With that, a diverse newsroom can more accurately report on a community than one dominated by a certain race or gender, because multiple perspectives find diverse story ideas and connect better with sources similar to them.

Take for example a white, middle-aged, male-dominated newsroom (which far too many are, as pointed out by Pew Research Center), trying to profile a young black woman and her new business. The reporter from that newsroom may miss crucial questions, assume facts, or glaze over important details because of implicit bias that all people have.

Now give that same story to a young reporter, a black reporter, or a female reporter. Since perspective matters, these diverse reporters will be able to empathize more with their source and can more easily put themselves in this woman’s shoes to tell her story.

To achieve this, we need to work from the ground up. Schools need to be set up to push all students to become better writers, regardless of whether their race, income, or gender make teachers doubt their potential. Colleges need to recruit minority students to train the next generation of diverse reporters to save newsrooms’ current failures. And what can be done most easily is for newsrooms to simply hire more minority reporters.

The excuse that there aren’t as many out there is a lie. Those reporters are out there, and it is the responsibility of those leading newsrooms to give them an opportunity.

Most important lesson for the future of our country

Even though the Constitution guarantees the five freedoms of the First Amendment, our rights are under attack every day.

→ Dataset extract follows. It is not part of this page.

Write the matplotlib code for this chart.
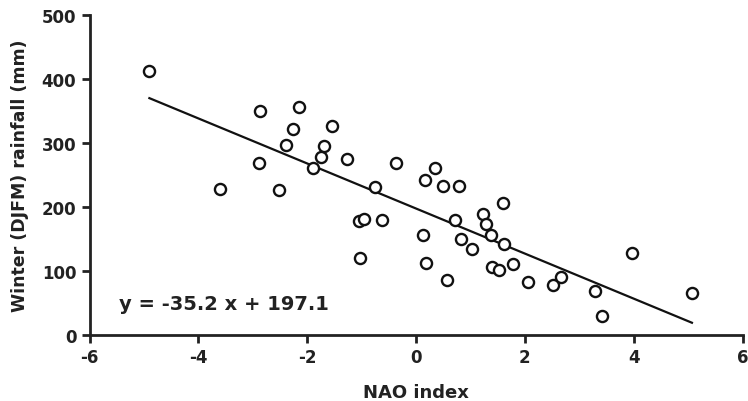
import matplotlib.pyplot as plt
import numpy as np

# NAO index vs winter (DJFM) rainfall
nao = [-4.90, -3.61, -2.86, -2.88, -2.52, -2.39, -2.26, -2.15, -1.90, -1.74,
       -1.70, -1.55, -1.27, -0.75, -1.05, -0.96, -1.03, -0.63, -0.375, 0.165,
       0.34, 0.50, 0.79, 0.12, 0.18, 0.56, 0.72, 0.83, 1.02, 1.23,
       1.28, 1.38, 1.60, 1.62, 1.39, 1.52, 1.79, 2.05, 2.51, 2.67,
       3.28, 3.42, 3.96, 5.07]
rain = [412, 228, 350, 268, 226, 297, 322, 356, 261, 277,
        295, 326, 274, 230, 178, 180, 120, 179, 269, 242,
        260, 233, 232, 156, 112, 85, 179, 149, 134, 188,
        173, 156, 206, 141, 105, 101, 111, 82, 78, 90,
        68, 29, 128, 65]

# regression line y = -35.2 x + 197.1
slope = -35.2
intercept = 197.1

plt.rcParams['font.family'] = ['DejaVu Sans']
plt.rcParams['font.weight'] = 'bold'
plt.rcParams['axes.unicode_minus'] = False

fig = plt.figure(figsize=(7.48, 4.02), dpi=100)
ax = fig.add_axes([0.1197, 0.165, 0.873, 0.796])

xl = np.array([min(nao), max(nao)])
ax.plot(xl, slope * xl + intercept, color='#111111', lw=1.6, zorder=2)
ax.scatter(nao, rain, s=64, facecolors='white', edgecolors='#111111',
           linewidths=1.7, zorder=3)

ax.text(-5.45, 48, 'y = -35.2 x + 197.1', fontsize=14, fontweight='bold',
        color='#222222', va='center', ha='left')

ax.set_xlim(-6, 6)
ax.set_ylim(0, 500)
ax.set_xticks(range(-6, 7, 2))
ax.set_yticks(range(0, 501, 100))
ax.set_xlabel('NAO index', fontsize=13, fontweight='bold', color='#222222', labelpad=12)
ax.set_ylabel('Winter (DJFM) rainfall (mm)', fontsize=12.5, fontweight='bold',
              color='#222222', labelpad=9)

for s in ['top', 'right']:
    ax.spines[s].set_visible(False)
for s in ['left', 'bottom']:
    ax.spines[s].set_linewidth(2)
    ax.spines[s].set_color('#222222')
ax.tick_params(width=2, length=6, color='#222222', labelsize=12, labelcolor='#222222')
for lab in ax.get_xticklabels() + ax.get_yticklabels():
    lab.set_fontweight('bold')

fig.savefig('out.png', dpi=100)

Yes, I can march up to the Nebraska state capitol tomorrow morning and peacefully protest just about anything I want. I can practice any religion I desire, or create a whole new personal set of beliefs. I can file a Freedom of Information Act request to see what restaurants in my town passed their health inspection this year and report my findings. I can collect signatures on an issue and send it to my state senator. I can even shout “Pineapple does not belong on pizza,” in the middle of downtown Omaha.

But even though I can live out the five freedoms of the First Amendment, it’s the small actions from government officials, and even ourselves sometimes, that are slowly chipping away at our rights.

Founder of the Freedom Forum Institute’s Religious Freedom Center Charles C. Haynes used his past to inspire my friends and I to be champions of the First Amendment. Haynes detailed how subtly, yet assertively, police, the government, and anyone in authority tried to downplay and mock his efforts protesting for countless social issues like the Civil Rights Movement, the Vietnam War, and the fight against AIDS.

Even though some protesters around him were discouraged and benched their freedoms for another day, he never let up. My generation needs to do the same if we want to keep our freedoms.

The second we slip into the mindset that we can save a protest for another day, or it doesn’t really matter if we call our congressional representatives, or it won’t make a difference if the press don’t release secrets hidden by authority, we will surrender our rights to those in power.

As long as we inform ourselves about how the First Amendment works and take pride in using it, our country will be just fine.

Attending the Al Neuharth Free Spirit and Journalism Conference was hands down the best week of my life. I will forever be thankful for the opportunity to completely immerse myself into the world of journalism for a week. And even though one day some memories may fade, the inside jokes may dwindle, and the details may blur, I am confident that these three lessons will stick with me forever.

 

A previous version misidentified Charles C. Haynes’ title. The Thunderbeat regrets the error.